→ **Exercise brief**
Copy the lines of the data below exactly, starting at the first and stopping after the line that contains "years = list(range(1910, 2014))"; include no pictures.

→ **Data excerpt**
● ● ● ● ● ● ●

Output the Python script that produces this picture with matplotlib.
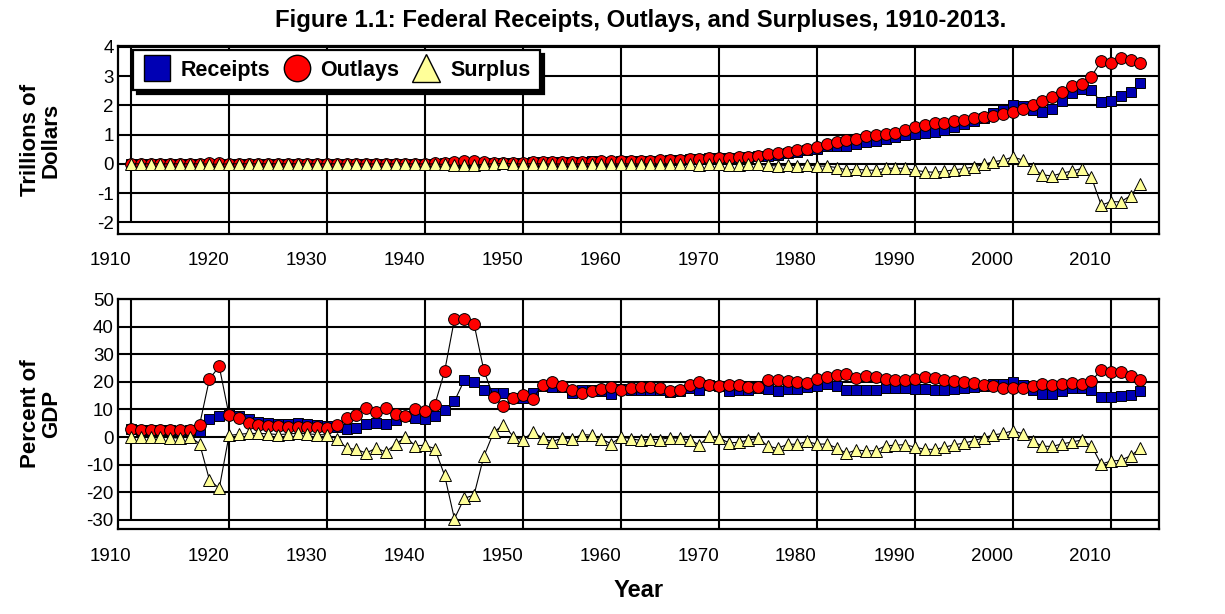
import matplotlib
matplotlib.use("Agg")
import matplotlib.pyplot as plt
import matplotlib.transforms as mtransforms
from matplotlib.lines import Line2D

plt.rcParams['font.family'] = ['Liberation Sans', 'DejaVu Sans']
plt.rcParams['axes.unicode_minus'] = False

years = list(range(1910, 2014))

# Top panel: billions of dollars (converted to trillions when plotted)
receipts_bn = [0.676, 0.702, 0.693, 0.714, 0.725, 0.683, 0.761, 1.101, 3.645, 5.130,
               6.649, 5.571, 4.026, 3.853, 3.871, 3.641, 3.795, 4.013, 3.900, 3.862,
               4.058, 3.116, 1.924, 1.997, 2.955, 3.609, 3.923, 5.387, 6.751, 6.295,
               6.548, 8.712, 14.634, 24.001, 43.747, 45.159, 39.296, 38.514, 41.560, 39.415,
               39.443, 51.616, 66.167, 69.608, 69.701, 65.451, 74.587, 79.990, 79.636, 79.249,
               92.492, 94.388, 99.676, 106.560, 112.613, 116.817, 130.835, 148.822, 152.973, 186.882,
               192.807, 187.139, 207.309, 230.799, 263.224, 279.090, 298.060, 355.559, 399.561, 463.302,
               517.112, 599.272, 617.766, 600.562, 666.438, 734.037, 769.155, 854.288, 909.238, 991.104,
               1031.958, 1054.988, 1091.208, 1154.334, 1258.566, 1351.790, 1453.053, 1579.232, 1721.728, 1827.452,
               2025.191, 1991.082, 1853.136, 1782.314, 1880.114, 2153.611, 2406.869, 2567.985, 2523.991, 2104.989,
               2162.706, 2303.466, 2450.164, 2775.103]
outlays_bn = [0.694, 0.691, 0.690, 0.715, 0.726, 0.746, 0.713, 1.954, 12.677, 18.493,
              6.358, 5.062, 3.289, 3.140, 2.908, 2.924, 2.930, 2.857, 2.961, 3.127,
              3.320, 3.577, 4.659, 4.598, 6.541, 6.412, 8.228, 7.580, 6.840, 9.141,
              9.468, 13.653, 35.137, 78.555, 91.304, 92.712, 55.232, 34.496, 29.764, 38.835,
              42.562, 45.514, 67.686, 76.101, 70.855, 68.444, 70.640, 76.578, 82.405, 92.098,
              92.191, 97.723, 106.821, 111.316, 118.528, 118.228, 134.532, 157.464, 178.134, 183.640,
              195.649, 210.172, 230.681, 245.707, 269.359, 332.332, 371.792, 409.218, 458.746, 504.028,
              590.941, 678.241, 745.743, 808.364, 851.805, 946.344, 990.382, 1004.017, 1064.416, 1143.743,
              1252.993, 1324.226, 1381.529, 1409.386, 1461.753, 1515.742, 1560.484, 1601.116, 1652.458, 1701.842,
              1788.950, 1862.846, 2010.894, 2159.899, 2292.841, 2471.957, 2655.050, 2728.686, 2982.544, 3517.677,
              3457.079, 3603.059, 3537.127, 3455.379]
surplus_bn = [-0.018, 0.011, 0.003, -0.000, -0.001, -0.063, 0.048, -0.853, -9.032, -13.363,
              0.291, 0.509, 0.736, 0.713, 0.963, 0.717, 0.865, 1.155, 0.939, 0.734,
              0.738, -0.462, -2.735, -2.602, -3.586, -2.803, -4.304, -2.193, -0.089, -2.846,
              -2.920, -4.941, -20.503, -54.554, -47.557, -47.553, -15.936, 4.018, 11.796, 0.580,
              -3.119, 6.102, -1.519, -6.493, -1.154, -2.993, 3.947, 3.412, -2.769, -12.849,
              0.301, -3.335, -7.146, -4.756, -5.915, -1.411, -3.698, -8.643, -25.161, 3.242,
              -2.842, -23.033, -23.373, -14.908, -6.135, -53.242, -73.732, -53.659, -59.185, -40.726,
              -73.830, -78.968, -127.977, -207.802, -185.367, -212.308, -221.227, -149.730, -155.178, -152.639,
              -221.036, -269.238, -290.321, -255.051, -203.186, -163.952, -107.431, -21.884, 69.270, 125.610,
              236.241, 128.236, -157.758, -377.585, -412.727, -318.346, -248.181, -160.701, -458.553, -1412.688,
              -1294.373, -1299.593, -1086.963, -680.276]

# Bottom panel: percent of GDP
receipts_pct = [2.8, 2.6, 2.6, 2.5, 2.5, 2.3, 2.6, 2.2, 6.6, 7.5,
                8.5, 7.8, 6.5, 5.6, 5.2, 4.8, 4.8, 5.0, 4.8, 4.5,
                4.1, 3.7, 2.8, 3.4, 4.8, 5.1, 4.9, 6.0, 7.5, 7.0,
                6.7, 7.5, 9.9, 13.0, 20.5, 19.9, 17.2, 16.1, 15.8, 14.2,
                14.1, 15.8, 18.6, 18.3, 18.1, 16.1, 17.0, 17.2, 16.8, 15.7,
                17.3, 17.2, 17.0, 17.2, 17.0, 16.4, 16.7, 17.8, 17.0, 19.0,
                18.4, 16.7, 17.0, 17.0, 17.7, 17.3, 16.6, 17.5, 17.5, 18.0,
                18.5, 19.1, 18.6, 17.0, 16.9, 17.2, 17.0, 17.9, 17.6, 17.8,
                17.4, 17.3, 17.0, 17.0, 17.5, 17.8, 18.2, 18.6, 19.2, 19.2,
                20.0, 18.8, 17.0, 15.7, 15.6, 16.7, 17.6, 17.9, 17.1, 14.6,
                14.6, 15.0, 15.3, 16.7]
outlays_pct = [2.9, 2.7, 2.7, 2.6, 2.7, 2.7, 2.5, 4.5, 21.0, 25.6,
               7.9, 6.8, 5.2, 4.3, 4.0, 3.9, 3.7, 3.6, 3.6, 3.6,
               3.4, 4.3, 6.8, 7.9, 10.6, 9.1, 10.4, 8.5, 7.6, 10.1,
               9.6, 11.7, 23.8, 42.6, 42.7, 41.0, 24.2, 14.4, 11.3, 14.0,
               15.3, 13.9, 19.0, 20.0, 18.4, 16.9, 16.1, 16.5, 17.4, 18.2,
               17.2, 17.8, 18.2, 18.0, 17.9, 16.6, 17.2, 18.8, 19.8, 18.7,
               18.6, 18.8, 18.9, 18.1, 18.1, 20.6, 20.8, 20.2, 20.1, 19.6,
               21.1, 21.6, 22.5, 22.8, 21.5, 22.2, 21.8, 21.0, 20.6, 20.5,
               21.2, 21.7, 21.5, 20.7, 20.3, 20.0, 19.6, 18.9, 18.5, 17.9,
               17.6, 17.6, 18.5, 19.1, 19.0, 19.2, 19.4, 19.1, 20.2, 24.4,
               23.4, 23.4, 22.1, 20.8]
surplus_pct = [-0.1, 0.0, 0.0, -0.1, -0.2, -0.4, 0.1, -2.4, -15.5, -18.6,
               0.6, 1.0, 1.3, 1.3, 1.2, 0.9, 1.1, 1.4, 1.2, 0.9,
               0.8, -0.6, -4.0, -4.5, -5.8, -4.0, -5.4, -2.5, -0.1, -3.1,
               -3.0, -4.2, -13.9, -29.6, -22.2, -21.0, -7.0, 1.7, 4.5, 0.2,
               -1.1, 1.9, -0.4, -1.7, -0.3, -0.7, 0.9, 0.7, -0.6, -2.5,
               0.1, -0.6, -1.2, -0.8, -0.9, -0.2, -0.5, -1.0, -2.8, 0.3,
               -0.3, -2.1, -1.9, -1.1, -0.4, -3.3, -4.1, -2.6, -2.6, -1.6,
               -2.6, -2.5, -3.9, -5.9, -4.7, -5.0, -4.9, -3.1, -3.0, -2.7,
               -3.7, -4.4, -4.5, -3.7, -2.8, -2.2, -1.3, -0.3, 0.8, 1.3,
               2.3, 1.2, -1.5, -3.3, -3.4, -2.5, -1.8, -1.1, -3.1, -9.8,
               -8.7, -8.4, -6.8, -4.1]

decades = [1910, 1920, 1930, 1940, 1950, 1960, 1970, 1980, 1990, 2000, 2010]
decade_labels = [str(d) for d in decades]
series_names = ['Receipts', 'Outlays', 'Surplus']

C_REC = '#0000B4'
C_OUT = '#FF0000'
C_SUR = '#FFFF99'

W, H = 1225, 614
fig = plt.figure(figsize=(W / 100, H / 100), dpi=100)
ax1 = fig.add_axes([118 / W, 1 - 234 / H, 1041 / W, 188 / H])
ax2 = fig.add_axes([118 / W, 1 - 529 / H, 1041 / W, 230 / H])

fig.text(0.523, 0.966, 'Figure 1.1: Federal Receipts, Outlays, and Surpluses, 1910-2013.',
         ha='center', va='center', fontsize=17.2, fontweight='bold')


def draw(ax, rec, out, sur, ylim, yticks, first_line_bottom, xpad):
    ax.set_xlim(1908.67, 2014.9)
    ax.set_ylim(*ylim)
    ax.set_yticks(yticks)
    ax.set_xticks(decades)
    ax.set_xticklabels(decade_labels)
    ax.yaxis.grid(True, color='black', lw=1.5, zorder=1)
    ax.set_axisbelow(True)
    ax.vlines(decades[1:], 0, 1, transform=ax.get_xaxis_transform(), color='black', lw=1.5, zorder=1)
    ax.vlines([decades[0]], first_line_bottom, ylim[1], color='black', lw=1.5, zorder=1)
    for sp in ax.spines.values():
        sp.set_linewidth(1.6)
    ax.tick_params(axis='both', labelsize=13.5, length=0, pad=3)
    ax.tick_params(axis='x', pad=xpad)
    offset = mtransforms.ScaledTranslation(-0.21, 0, fig.dpi_scale_trans)
    for lab in ax.get_xticklabels():
        lab.set_transform(lab.get_transform() + offset)
    ax.plot(years, rec, color='black', lw=0.8, marker='s', ms=7.5, mfc=C_REC, mec='black', mew=0.7, zorder=3)
    ax.plot(years, out, color='black', lw=0.8, marker='o', ms=8.5, mfc=C_OUT, mec='black', mew=0.7, zorder=4)
    ax.plot(years, sur, color='black', lw=0.8, marker='^', ms=8.5, mfc=C_SUR, mec='black', mew=0.7, zorder=5)


draw(ax1, [v / 1000 for v in receipts_bn], [v / 1000 for v in outlays_bn], [v / 1000 for v in surplus_bn],
     (-2.4, 4.03), [-2, -1, 0, 1, 2, 3, 4], -2, 13)
draw(ax2, receipts_pct, outlays_pct, surplus_pct, (-33.3, 50), [-30, -20, -10, 0, 10, 20, 30, 40, 50], -30, 14)

ax1.set_ylabel('Trillions of\nDollars', fontsize=16, fontweight='bold', linespacing=1.0)
ax2.set_ylabel('Percent of\nGDP', fontsize=16, fontweight='bold', linespacing=1.0)
ax1.yaxis.set_label_coords(-0.054, 0.5)
ax2.yaxis.set_label_coords(-0.054, 0.5)
ax2.set_xlabel('Year', fontsize=17, fontweight='bold', labelpad=10)

handles = [
    Line2D([], [], ls='none', marker='s', ms=19, mfc=C_REC, mec='black', mew=1),
    Line2D([], [], ls='none', marker='o', ms=19, mfc=C_OUT, mec='black', mew=1),
    Line2D([], [], ls='none', marker='^', ms=20, mfc=C_SUR, mec='black', mew=1),
]
leg = ax1.legend(handles, series_names, loc='upper left', bbox_to_anchor=(0.0144, 0.979),
                 borderaxespad=0, ncol=3, frameon=True, fancybox=False,
                 shadow={'color': 'black', 'alpha': 1, 'ox': 3, 'oy': -3},
                 prop={'weight': 'bold', 'size': 15.5}, handlelength=1.3, handletextpad=0.45,
                 columnspacing=0.6, borderpad=0.45)
leg.get_frame().set_edgecolor('black')
leg.get_frame().set_linewidth(1.6)
leg.set_zorder(10)

fig.savefig('out.png', dpi=100)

● ● ● ● ● ● ●

→ **Reply**
Output the Python script that produces this picture with matplotlib.
import matplotlib
matplotlib.use("Agg")
import matplotlib.pyplot as plt
import matplotlib.transforms as mtransforms
from matplotlib.lines import Line2D

plt.rcParams['font.family'] = ['Liberation Sans', 'DejaVu Sans']
plt.rcParams['axes.unicode_minus'] = False

years = list(range(1910, 2014))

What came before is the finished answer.